Yesterday, my wife made me take the paper out for recycling. Well, what she actually did was to drag the bin out to the road, come back in and remind me that the next day — today — was collection day for paper. This meant I had to drag the paper out of the house and down the drive to the street in order to put the paper in the bin she’d just dragged… you get the picture.
I can’t remember if I’ve ever mentioned this on this blog before, but Germany, ever the eco-conscious nation, has a complicated system of colour-coded bins and bags for different types of waste, so that it can all be correctly sorted and categorized and recycled. It’s broadly a national thing but with regional variations. A friend of mine, recently moved to rural Rhineland-Palatinate, tells me she has a monthly glass collection. We have to take our glass to the bottle bank.
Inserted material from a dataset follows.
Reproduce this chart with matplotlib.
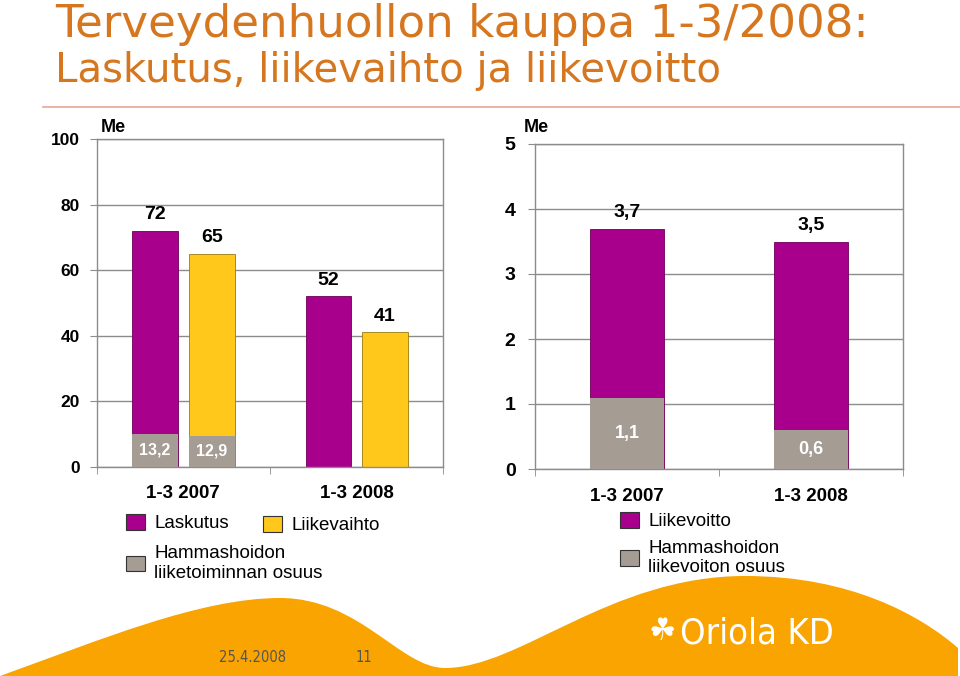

As a result, of course, knowing when each collection is due isn’t easy; fortunately, municipal councils print calendars telling you exactly which collection to expect when. And when my wife told me the paper collection was due today, that’s because the calendar had told her so, and what German would doubt anything printed by a local council official?
This evening, the paper still hadn’t been collected. I checked the calendar. I looked for the paper collection dates. Once a month, always on a Monday. The January collection was scheduled for Monday, 10th.
Which sounds about right… but today’s not the 10th, today’s the 9th. Strange, I thought: must be a misprint. Unless…
I looked again.
I then threw away last year’s schedule, and replaced it with this year’s schedule, which had somehow managed to bury itself under some paperwork.
My one consolation is that most of our neighbours appear to have made the same mistake.